My bones ache, but it’s not the icy wind. It’s the leftovers of the chemo, the pills I take now, and the stiffness of the biopsy wound. The wind is almost nice, just to feel something other than a codeine-induced haze that numbs a person from far more than just side effects.

Ella squeezes me, crying quietly, and it hurts my bones, but I bear it. Those first couple days out of the hospital, I took so much out on her when the pain killers weren’t enough. I probably still do.

My socks are getting wet, with the snow so deep it’s melting down into my shoes.

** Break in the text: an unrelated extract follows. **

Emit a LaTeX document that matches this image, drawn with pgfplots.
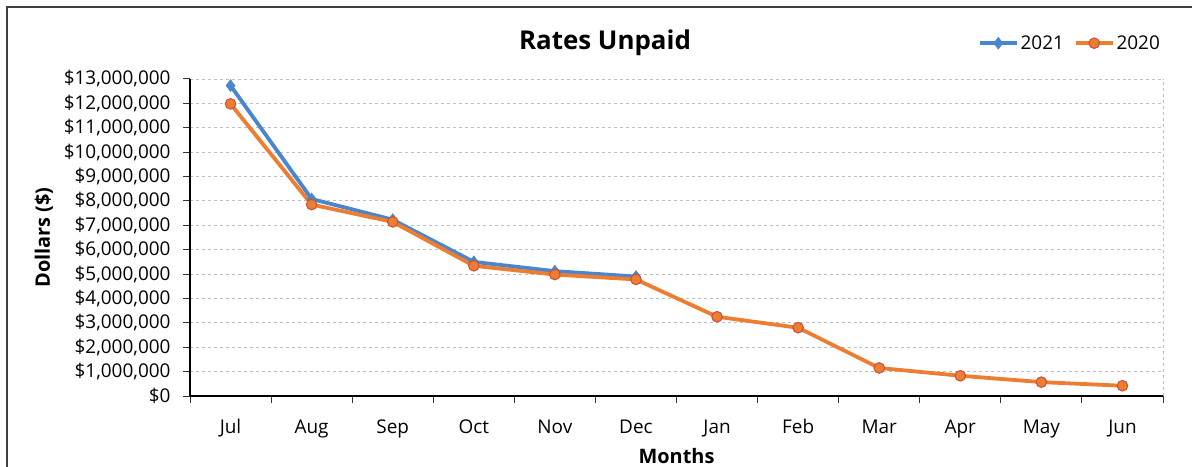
\documentclass[border=0pt]{standalone}
\usepackage{pgfplots}
\pgfplotsset{compat=1.18}
\usepackage{fontspec}
\setmainfont{Open Sans}
\definecolor{blue21}{HTML}{4A86D0}
\definecolor{org20}{HTML}{ED7D31}
\definecolor{org20e}{HTML}{C8503A}
\definecolor{gridg}{HTML}{BFBFBF}
\begin{document}
\begin{tikzpicture}
\path[use as bounding box] (0bp,0bp) rectangle (1192bp,467bp);
\draw[line width=1.2bp,black!75] (7bp,0bp) -- (7bp,460bp) -- (1192bp,460bp);
\begin{axis}[
  at={(190bp,71bp)}, anchor=south west,
  scale only axis, width=973bp, height=317bp,
  xmin=-0.5, xmax=11.5, ymin=0, ymax=13000000,
  xtick={0,...,11},
  xticklabels={Jul,Aug,Sep,Oct,Nov,Dec,Jan,Feb,Mar,Apr,May,Jun},
  minor xtick={-0.5,0.5,...,11.5},
  ytick={0,1000000,...,13000000},
  yticklabels={\$0,\$1{,}000{,}000,\$2{,}000{,}000,\$3{,}000{,}000,\$4{,}000{,}000,\$5{,}000{,}000,\$6{,}000{,}000,\$7{,}000{,}000,\$8{,}000{,}000,\$9{,}000{,}000,\$10{,}000{,}000,\$11{,}000{,}000,\$12{,}000{,}000,\$13{,}000{,}000},
  scaled y ticks=false,
  axis x line*=bottom, axis y line*=left,
  axis line style={line width=1.2bp, black, -},
  major x tick style={draw=none},
  minor x tick style={line width=1bp, black!80},
  ytick style={line width=1bp, black!80},
  tick align=outside,
  major tick length=7bp, minor tick length=7bp,
  ymajorgrids, grid style={gridg, dashed, line width=0.9bp},
  tick label style={font=\fontsize{19}{22}\selectfont, text=black},
  xticklabel style={yshift=-13bp},
  yticklabel style={xshift=-9bp},
  xlabel={\textbf{Months}}, xlabel style={font=\fontsize{20}{23}\selectfont, yshift=-4bp},
  ylabel={\textbf{Dollars (\$)}}, ylabel style={font=\fontsize{20}{23}\selectfont, yshift=4bp},
  clip=false,
  legend style={at={(1,1)}, anchor=south east, yshift=24bp, xshift=2bp, draw=none, fill=none,
    font=\fontsize{19}{22}\selectfont, legend columns=2,
    /tikz/every even column/.append style={column sep=8bp}},
  legend image code/.code={\draw[mark repeat=2,mark phase=2,#1] plot coordinates {(0cm,0cm) (0.65cm,0cm) (1.3cm,0cm)};},
  legend cell align=left,
]
\draw[gridg, dashed, line width=0.9bp] (rel axis cs:1,0) -- (rel axis cs:1,1);
\addplot[blue21, line width=3.8bp, mark=diamond*, mark size=6bp, mark options={fill=blue21, draw=blue21, line width=0.5bp}]
  coordinates {(0,12730000) (1,8080000) (2,7230000) (3,5500000) (4,5120000) (5,4900000)};
\addlegendentry{2021}
\addplot[org20, line width=3.8bp, mark=*, mark size=5.3bp, mark options={fill=org20, draw=org20e, line width=1bp}]
  coordinates {(0,11980000) (1,7850000) (2,7140000) (3,5340000) (4,4980000) (5,4780000) (6,3250000) (7,2800000) (8,1150000) (9,830000) (10,570000) (11,420000)};
\addlegendentry{2020}
\end{axis}
\node[font=\bfseries\fontsize{26}{30}\selectfont] at (605bp,424bp) {Rates Unpaid};
\end{tikzpicture}
\end{document}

“God damn snow.” But I don’t say it out loud, because Ella still has this thing about taking the Lord’s name.

My ears are numb, ringing, but then it’s not my ears and Ella’s pushing me inside, toward the phone.

I don’t recognize the number at first, but it’s the same area code I remember dialing for Nikki.

“Evan, are you there?”

Her voice is composed, but cautious.

“I dropped my phone. Are you there?”

“Jeeze, Nik, I thought you hung up.”

“No, but my phone didn’t survive the fall. Now would mind telling me why I’m about to lie to AT&T so they cover a new one?”

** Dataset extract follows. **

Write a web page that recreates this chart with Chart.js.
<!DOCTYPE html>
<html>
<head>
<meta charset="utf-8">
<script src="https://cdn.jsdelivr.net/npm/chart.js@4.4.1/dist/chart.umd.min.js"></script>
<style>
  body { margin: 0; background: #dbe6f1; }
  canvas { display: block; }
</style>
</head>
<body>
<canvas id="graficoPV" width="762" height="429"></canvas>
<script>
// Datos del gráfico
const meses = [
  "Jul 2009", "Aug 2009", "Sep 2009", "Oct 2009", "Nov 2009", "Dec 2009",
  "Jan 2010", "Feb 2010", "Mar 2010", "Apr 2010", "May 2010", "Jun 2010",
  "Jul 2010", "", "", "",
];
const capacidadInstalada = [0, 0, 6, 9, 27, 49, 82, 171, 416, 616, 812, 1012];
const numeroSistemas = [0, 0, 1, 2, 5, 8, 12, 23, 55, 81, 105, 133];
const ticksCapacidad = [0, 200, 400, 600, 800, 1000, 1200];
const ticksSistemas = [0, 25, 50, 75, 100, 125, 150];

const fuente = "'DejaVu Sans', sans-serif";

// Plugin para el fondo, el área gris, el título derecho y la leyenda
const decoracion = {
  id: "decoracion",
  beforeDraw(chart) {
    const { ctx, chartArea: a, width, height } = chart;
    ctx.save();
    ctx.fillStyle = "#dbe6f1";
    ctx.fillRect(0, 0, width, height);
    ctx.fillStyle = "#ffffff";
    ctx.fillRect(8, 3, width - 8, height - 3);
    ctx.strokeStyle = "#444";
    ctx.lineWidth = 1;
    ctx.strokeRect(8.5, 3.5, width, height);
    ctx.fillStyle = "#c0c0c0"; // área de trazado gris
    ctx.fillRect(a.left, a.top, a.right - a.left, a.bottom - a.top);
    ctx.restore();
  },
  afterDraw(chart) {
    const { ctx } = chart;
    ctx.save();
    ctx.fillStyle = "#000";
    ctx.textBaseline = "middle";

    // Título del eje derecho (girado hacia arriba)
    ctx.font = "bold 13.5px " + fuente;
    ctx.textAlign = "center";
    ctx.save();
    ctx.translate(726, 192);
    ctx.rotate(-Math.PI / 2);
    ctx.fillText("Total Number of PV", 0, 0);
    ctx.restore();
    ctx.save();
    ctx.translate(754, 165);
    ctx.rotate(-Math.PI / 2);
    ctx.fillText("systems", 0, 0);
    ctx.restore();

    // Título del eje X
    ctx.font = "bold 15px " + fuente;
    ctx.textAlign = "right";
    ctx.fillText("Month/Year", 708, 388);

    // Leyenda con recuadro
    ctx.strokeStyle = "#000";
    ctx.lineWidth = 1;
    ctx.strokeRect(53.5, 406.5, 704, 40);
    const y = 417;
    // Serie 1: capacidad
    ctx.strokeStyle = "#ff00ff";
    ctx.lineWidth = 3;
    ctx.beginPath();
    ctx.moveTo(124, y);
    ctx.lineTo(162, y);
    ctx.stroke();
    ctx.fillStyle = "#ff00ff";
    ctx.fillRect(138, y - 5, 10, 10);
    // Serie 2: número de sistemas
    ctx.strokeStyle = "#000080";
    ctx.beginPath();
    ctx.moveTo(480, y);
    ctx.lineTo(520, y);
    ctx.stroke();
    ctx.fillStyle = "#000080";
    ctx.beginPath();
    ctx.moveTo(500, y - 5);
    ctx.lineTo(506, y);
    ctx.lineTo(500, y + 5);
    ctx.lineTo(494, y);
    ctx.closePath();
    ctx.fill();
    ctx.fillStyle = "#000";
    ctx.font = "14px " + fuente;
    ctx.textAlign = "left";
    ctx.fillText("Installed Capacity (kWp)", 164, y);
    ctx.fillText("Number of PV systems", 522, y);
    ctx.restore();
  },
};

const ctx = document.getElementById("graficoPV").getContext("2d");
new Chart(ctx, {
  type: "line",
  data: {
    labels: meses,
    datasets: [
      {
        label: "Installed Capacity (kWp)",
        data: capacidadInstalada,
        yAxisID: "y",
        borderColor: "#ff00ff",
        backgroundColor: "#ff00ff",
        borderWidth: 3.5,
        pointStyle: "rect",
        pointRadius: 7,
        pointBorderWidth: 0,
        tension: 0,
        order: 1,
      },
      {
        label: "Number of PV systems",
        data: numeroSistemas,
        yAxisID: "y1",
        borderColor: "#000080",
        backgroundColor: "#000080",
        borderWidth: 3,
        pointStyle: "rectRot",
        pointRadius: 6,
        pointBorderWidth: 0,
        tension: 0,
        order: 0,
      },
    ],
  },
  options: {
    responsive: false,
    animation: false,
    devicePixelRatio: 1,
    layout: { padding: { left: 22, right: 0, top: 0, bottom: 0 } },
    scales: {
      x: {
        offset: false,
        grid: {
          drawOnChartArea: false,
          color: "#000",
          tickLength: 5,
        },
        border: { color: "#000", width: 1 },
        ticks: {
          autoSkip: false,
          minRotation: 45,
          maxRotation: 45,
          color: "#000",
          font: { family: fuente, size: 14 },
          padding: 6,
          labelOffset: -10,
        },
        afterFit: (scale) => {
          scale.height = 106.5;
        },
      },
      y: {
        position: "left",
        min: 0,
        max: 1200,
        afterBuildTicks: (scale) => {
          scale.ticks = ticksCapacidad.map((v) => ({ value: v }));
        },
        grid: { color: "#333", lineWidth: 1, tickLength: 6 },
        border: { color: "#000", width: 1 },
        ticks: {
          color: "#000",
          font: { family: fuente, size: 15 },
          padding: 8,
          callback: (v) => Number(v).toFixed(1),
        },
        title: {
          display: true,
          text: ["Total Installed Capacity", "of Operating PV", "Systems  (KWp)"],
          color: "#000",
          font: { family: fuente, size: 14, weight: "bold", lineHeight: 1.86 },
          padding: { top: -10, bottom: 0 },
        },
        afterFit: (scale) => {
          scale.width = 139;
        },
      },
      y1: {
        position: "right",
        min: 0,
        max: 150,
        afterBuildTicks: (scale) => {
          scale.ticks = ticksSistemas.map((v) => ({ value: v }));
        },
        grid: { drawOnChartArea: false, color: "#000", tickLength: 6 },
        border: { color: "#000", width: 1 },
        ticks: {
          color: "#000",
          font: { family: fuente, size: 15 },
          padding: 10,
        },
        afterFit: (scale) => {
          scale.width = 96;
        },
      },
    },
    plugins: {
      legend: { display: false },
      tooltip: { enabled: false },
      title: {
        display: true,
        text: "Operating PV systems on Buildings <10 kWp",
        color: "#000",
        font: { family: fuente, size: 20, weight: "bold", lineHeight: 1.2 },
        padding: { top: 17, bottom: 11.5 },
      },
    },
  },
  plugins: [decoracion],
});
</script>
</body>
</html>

“It doesn’t sound like it would make a difference, Nik.”

She waits a long moment, the buzzing sound moves further and further into the background until I hear a door close.

“Are you still in Minneapolis?”

Oh, here it comes.

“Yeah, I’m still here.”

“I can be there in a few hours. If… you know, you wanna start that drinking habit, talk this thing out.”

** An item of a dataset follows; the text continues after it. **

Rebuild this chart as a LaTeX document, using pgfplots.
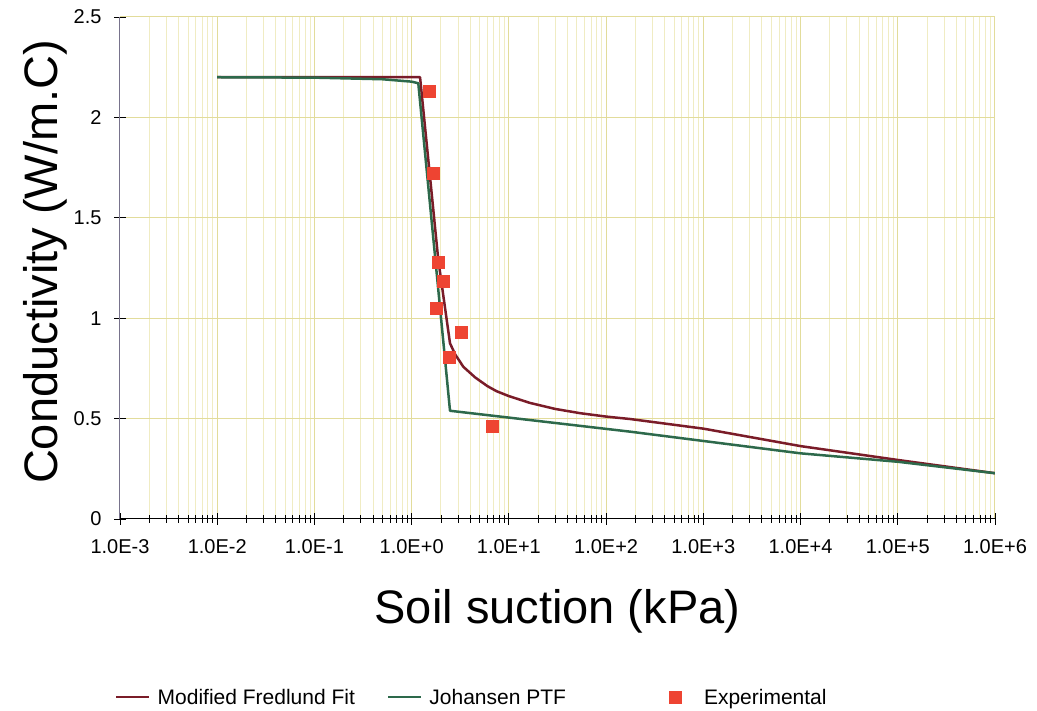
\documentclass[border=0pt]{standalone}
\usepackage{pgfplots}
\pgfplotsset{compat=1.18}
\usepackage{fontspec}
\setmainfont{Liberation Sans}
\definecolor{fredred}{RGB}{122,28,40}
\definecolor{johgreen}{RGB}{45,105,75}
\definecolor{expred}{RGB}{238,68,50}
\definecolor{gridmaj}{RGB}{226,220,155}
\definecolor{gridmin}{RGB}{240,236,195}
\definecolor{yaxc}{RGB}{120,115,140}
\begin{document}
\begin{tikzpicture}
\begin{axis}[
  scale only axis,
  width=875pt, height=502pt,
  xmode=log,
  xmin=1e-3, xmax=1e6,
  ymin=0, ymax=2.5,
  axis x line*=bottom,
  axis y line*=left,
  x axis line style={black, line width=1pt},
  y axis line style={yaxc, line width=1pt},
  xtick={1e-3,1e-2,1e-1,1,10,100,1000,1e4,1e5,1e6},
  xticklabels={1.0E-3,1.0E-2,1.0E-1,1.0E+0,1.0E+1,1.0E+2,1.0E+3,1.0E+4,1.0E+5,1.0E+6},
  minor xtick={2e-3,3e-3,4e-3,5e-3,6e-3,7e-3,8e-3,9e-3,
               2e-2,3e-2,4e-2,5e-2,6e-2,7e-2,8e-2,9e-2,
               2e-1,3e-1,4e-1,5e-1,6e-1,7e-1,8e-1,9e-1,
               2,3,4,5,6,7,8,9,
               20,30,40,50,60,70,80,90,
               200,300,400,500,600,700,800,900,
               2e3,3e3,4e3,5e3,6e3,7e3,8e3,9e3,
               2e4,3e4,4e4,5e4,6e4,7e4,8e4,9e4,
               2e5,3e5,4e5,5e5,6e5,7e5,8e5,9e5},
  ytick={0,0.5,1,1.5,2,2.5},
  /pgf/number format/assume math mode=true,
  grid=both,
  major grid style={draw=gridmaj, line width=1pt},
  minor grid style={draw=gridmin, line width=0.9pt},
  tick align=center,
  major tick length=12pt,
  minor tick length=8pt,
  every tick/.style={black, line width=0.8pt},
  tick label style={font=\fontsize{20}{24}\selectfont},
  xticklabel style={yshift=-11pt},
  yticklabel style={xshift=-9pt},
  xlabel={Soil suction (kPa)},
  ylabel={Conductivity (W/m.C)},
  label style={font=\fontsize{47}{56}\selectfont},
  xlabel style={at={(axis description cs:0.5,-0.183)}, anchor=center},
  ylabel style={at={(axis description cs:-0.0857,0.512)}, anchor=center},
  legend columns=3,
  legend style={at={(axis description cs:-0.0057,-0.355)}, anchor=west,
    inner sep=0pt, draw=none, fill=none, font=\fontsize{21}{25}\selectfont,
    /tikz/every odd column/.append style={column sep=5pt},
    /tikz/every even column/.append style={column sep=30pt}},
  legend image code/.code={\draw[mark repeat=2,mark phase=2,#1] plot coordinates {(0pt,0pt) (16.5pt,0pt) (33pt,0pt)};},
]
\addplot[fredred, line width=2.5pt, line join=round] coordinates {
 (0.01,2.2) (1.22,2.2) (1.88,1.29) (2.48,0.875) (2.8,0.82) (3.4,0.758)
 (4.5,0.705) (6,0.662) (7.5,0.636) (10,0.612) (16.5,0.578) (30,0.548)
 (54,0.527) (100,0.51) (176,0.498) (1000,0.45) (1e4,0.363) (1e5,0.294) (1e6,0.228)};
\addlegendentry{Modified Fredlund Fit}
\addplot[johgreen, line width=2.5pt, line join=round] coordinates {
 (0.01,2.2) (0.1,2.198) (0.5,2.19) (1.0,2.178) (1.17,2.17) (2.48,0.539)
 (176,0.435) (1e4,0.327) (1e5,0.285) (1e6,0.228)};
\addlegendentry{Johansen PTF\hspace*{71pt}}
\addplot[only marks, mark=square*, mark size=6pt, color=expred] coordinates {
 (1.51,2.128) (1.67,1.722) (1.88,1.281) (2.12,1.182) (1.77,1.049)
 (3.27,0.928) (2.43,0.808) (6.67,0.46)};
\addlegendentry{\hspace*{16pt}Experimental}
\end{axis}
\path (-120pt,-192pt) rectangle (917pt,519pt);
\end{tikzpicture}
\end{document}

I glance over at Ella, she’s frozen. “Evan?”

“No time like the present, right?”

“Jesus, Evan. What did mom and dad say? Are they up there?”

“They have,” I begin drumming my fingers on the desk, “They’ve had prior commitments.”

“Why didn’t they call me?”

There it is. Where does Nikki fit in? What story does Nikki get to tell her friends? Start with blaming the folks for not visiting me, add a dash of it’s always been like this, then move right on to how they never treated her right, either.

“You know, Evan, some people never change, do they?”

Right on cue.

“I mean, when I was in high school, they never…”

I can’t listen. It’s not that ‘we’ were in high school and the folks never did this or that, it’s that ‘she’ was in high school. Like I’m a sideline character in her story, even when it’s my recital, my art show, my life hanging in the balance.

I head back out to the porch, silent as my chest begins to heave opposite the rhythm of my breathing. The snow on the railing is so perfect, I can’t bear to touch it. And maybe I’m too cold or too numb to notice anyway. And what then? I don’t want to know.

Inside, Ella tries to sound upbeat.

“Hey Nikki, this is Ella.”

“Why hello, Ella. Are you the one taking care of my little brother?”

“Doing my best.”

“I can be there in a few hours. Let’s call it six o’clock. Does that work?”

“Sounds great.”

Nikki takes a deep breath. “What do I say? To Evan, I mean. What do you say to someone?”

“Sometimes you just sit quietly. Other times, if you talk, you talk about anything else. Except the weather.”

“That sounds like Evan. Still aiming for the West Coast?”

“California Dreaming.”

“Mm hm. Alright. I’ll be there, soon as I can. Can’t wait to meet you, Ella.”